Abstract
Reinforcement Learning (RL) boasts the ability to learn how to determine an agent’s best action given a state. However, given its need for storing all the information required to describe the state, its usage is limited to simple problems. When the knowledge space grows Deep Reinforcement Learning (DRL) allows handling more complex problems by learning from high dimensional sensory streams. However, when training aforesaid methods in fixed environments, they tend to overfit, leading to failure when applied to different environments. This issue has been studied and partially solved by involving procedural content generation to add variety to the training environment, but the DRL performances drop when the generated content is not similar enough to the final environment. In this paper we explore the possibility of using Generative Adversarial Networks (GANs) to generate an ideal training environment for DRL, generating content by extracting features from human designed levels and using an agent in original human designed levels. The levels produced with GANs showed very good generalization, producing very humanlike levels with a large variety and combinations. Our DRL results show that overfitting to a problem can be positive when the test environment is known, as training on varied and more difficult levels did not produce better results on easy levels.
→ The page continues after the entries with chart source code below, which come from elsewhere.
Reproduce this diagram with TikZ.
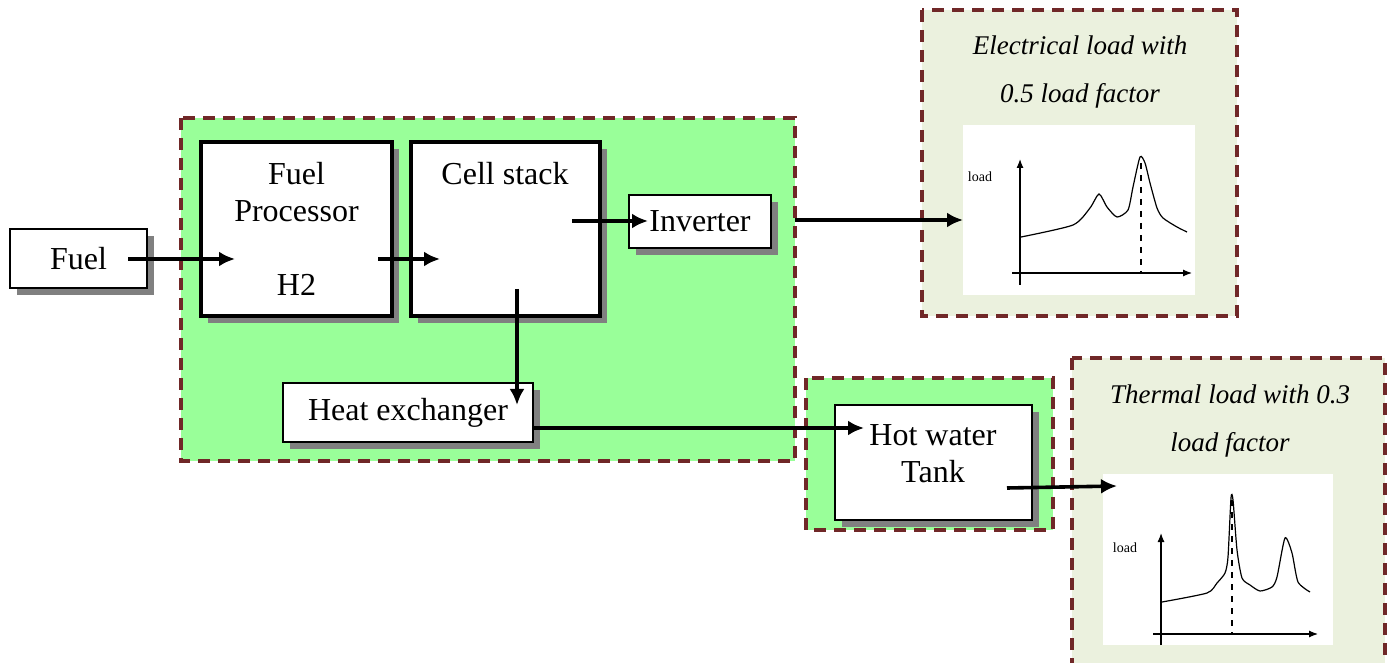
\documentclass[tikz,border=0pt]{standalone}
\usepackage{fontspec}
\setmainfont{Liberation Serif}
\usetikzlibrary{arrows.meta,shadows}
\definecolor{regionred}{RGB}{112,40,40}
\definecolor{regiongreen}{RGB}{153,255,153}
\definecolor{loadbg}{RGB}{235,241,222}

\begin{document}
\begin{tikzpicture}[x=0.5pt,y=-0.5pt,>={Latex[length=8pt,width=7.5pt]},
        font=\fontsize{16}{18.5}\selectfont,
        region/.style={draw=regionred,line width=2pt,dash pattern=on 6pt off 4pt},
        thinbox/.style={draw,fill=white,line width=1pt,inner sep=0pt,
            drop shadow={shadow xshift=3.5pt,shadow yshift=-3.5pt,fill=gray,opacity=1}},
        thickbox/.style={thinbox,line width=2pt},
        loadtext/.style={font=\fontsize{13.5}{24}\selectfont\itshape,align=center},
        flow/.style={->,line width=1.8pt},
        axis/.style={-{Latex[length=4.5pt,width=3.5pt]},line width=0.6pt}]
            \useasboundingbox (0,0) rectangle (1388,663);
            \clip (0,0) rectangle (1388,663);

            % fuel cell regions
            \filldraw[region,fill=regiongreen] (181,118) rectangle (795,461);
            \filldraw[region,fill=regiongreen] (806,378) rectangle (1053,530);

            % load regions
            \filldraw[region,fill=loadbg] (922,10) rectangle (1237,316);
            \filldraw[region,fill=loadbg] (1072,358) rectangle (1385,690);

            % input and plant boxes
            \node[thinbox,minimum width=68.5pt,minimum height=29.5pt] (fuel) at (78.5,258.5) {Fuel};
            \node[thickbox,minimum width=95.5pt,minimum height=87pt,align=center] (fp) at (296.5,229)
                {Fuel\\Processor\\[18.5pt]H2};
            \node[thickbox,minimum width=94.5pt,minimum height=87pt] (cs) at (505.5,229) {};
            \node (cstext) at (505,174) {Cell stack};
            \node[thinbox,minimum width=71pt,minimum height=26.5pt] (inv) at (700,221.5) {Inverter};
            \node[thinbox,minimum width=125pt,minimum height=29.5pt] (hx) at (408,412.5) {Heat exchanger};
            \node[thinbox,minimum width=98.5pt,minimum height=57.5pt] (tank) at (933.5,462.5) {};
            \node[align=center] (tanktext) at (933,454) {Hot water\\Tank};

            % load titles
            \node[loadtext] (eltitle) at (1080,72) {Electrical load with\\0.5 load factor};
            \node[loadtext] (thtitle) at (1230,421) {Thermal load with 0.3\\load factor};

            %electrical load curve
            \fill[white] (963,125) rectangle (1195,295);
            \draw[axis] (1020,285) -- (1020,159);
            \draw[axis] (1012,273) -- (1192,273);
            \draw[line width=0.6pt] plot[smooth,tension=0.4] coordinates {(1021,237) (1073,225) (1090,208)
                (1099,194) (1107,207) (1117,217) (1128,210) (1133,187) (1140,157) (1145,163)
                (1150,183) (1157,208) (1163,218) (1177,227) (1187,232)};
            \draw[dashed,line width=0.6pt] (1141,163) -- (1141,273);
            \node[font=\fontsize{7}{8}\selectfont] (eload) at (980,177) {load};

            %thermal load curve
            \fill[white] (1103,474) rectangle (1333,645);
            \draw[axis] (1161,645) -- (1161,533);
            \draw[axis] (1153,634) -- (1318,634);
            \draw[line width=0.6pt] plot[smooth,tension=0.4] coordinates {(1162,602) (1207,593) (1217,583)
                (1225,573) (1228,557) (1231,498) (1233,500) (1237,550) (1242,578) (1250,585)
                (1260,591) (1272,587) (1277,577) (1285,538) (1292,553) (1298,582) (1310,592)};
            \draw[dashed,line width=0.6pt] (1232,500) -- (1232,634);
            \node[font=\fontsize{7}{8}\selectfont] (tload) at (1125,548) {load};

            % flow arrows
            \coordinate (fuelout) at (128,259);
            \coordinate (fpin) at (235,259);
            \coordinate (fpout) at (378,259);
            \coordinate (csin) at (440,259);
            \coordinate (csout) at (572,221);
            \coordinate (invin) at (648,221);
            \coordinate (invout) at (795,220);
            \coordinate (elin) at (963,220);
            \coordinate (csheat) at (517,289);
            \coordinate (hxin) at (517,405);
            \coordinate (hxout) at (533,428);
            \coordinate (tankin) at (864,428);
            \coordinate (tankout) at (1007,488);
            \coordinate (thin) at (1117,486);
            \draw[flow] (fuelout) -- (fpin);
            \draw[flow] (fpout) -- (csin);
            \draw[flow] (csout) -- (invin);
            \draw[flow] (invout) -- (elin);
            \draw[flow] (csheat) -- (hxin);
            \draw[flow] (hxout) -- (tankin);
            \draw[flow] (tankout) -- (thin);
        \end{tikzpicture}
\end{document}
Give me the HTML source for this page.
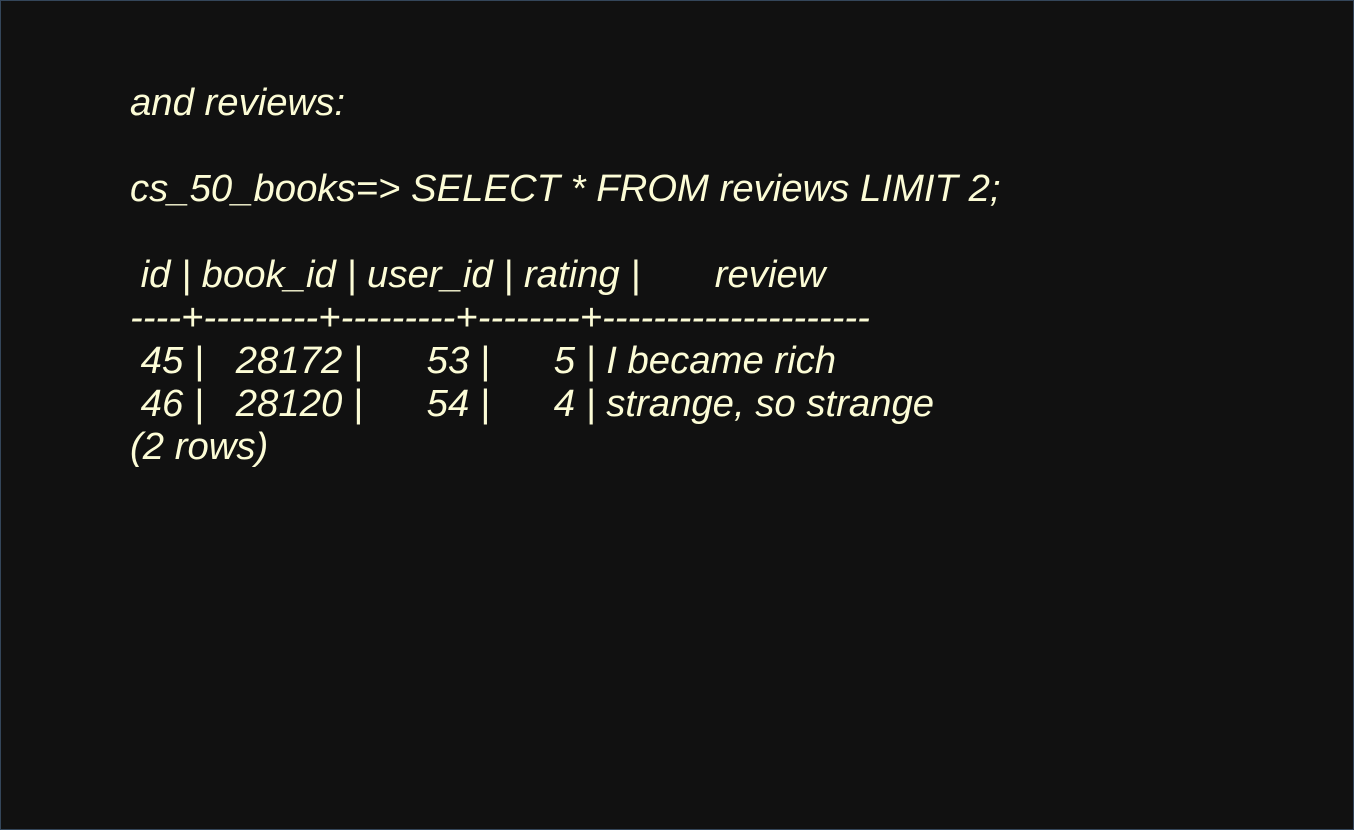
<!DOCTYPE html>
<html><head><meta charset="utf-8"><style>
html,body{margin:0;padding:0;}
body{width:1354px;height:830px;background:#111111;overflow:hidden;}
.frame{position:absolute;left:0;top:0;width:1352px;height:828px;border:1px solid #34465a;background:#111111;}
pre{position:absolute;left:130px;top:81px;margin:0;font-family:"Liberation Sans",sans-serif;font-style:italic;font-size:38.3px;line-height:43px;color:#fcfcd6;white-space:pre;}
</style></head><body><div class="frame"></div>
<pre>and reviews:

cs_50_books=&gt; SELECT * FROM reviews LIMIT 2;

 id | book_id | user_id | rating |       review
----+---------+---------+--------+---------------------
 45 |   28172 |      53 |      5 | I became rich
 46 |   28120 |      54 |      4 | strange, so strange
(2 rows)</pre>
</body></html>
We also proved the efficacy of progressive learning by increasing the level of difficulty only when a certain performance has been reached, as that was the only method capable of achieving a learning process in humanlike levels with complex mazes and patterns.
Development
This project was developed for a special project at the IT University of Copenhagen in a span of twelve weeks. The project was developed by a team of two individuals. The project was developed in Python.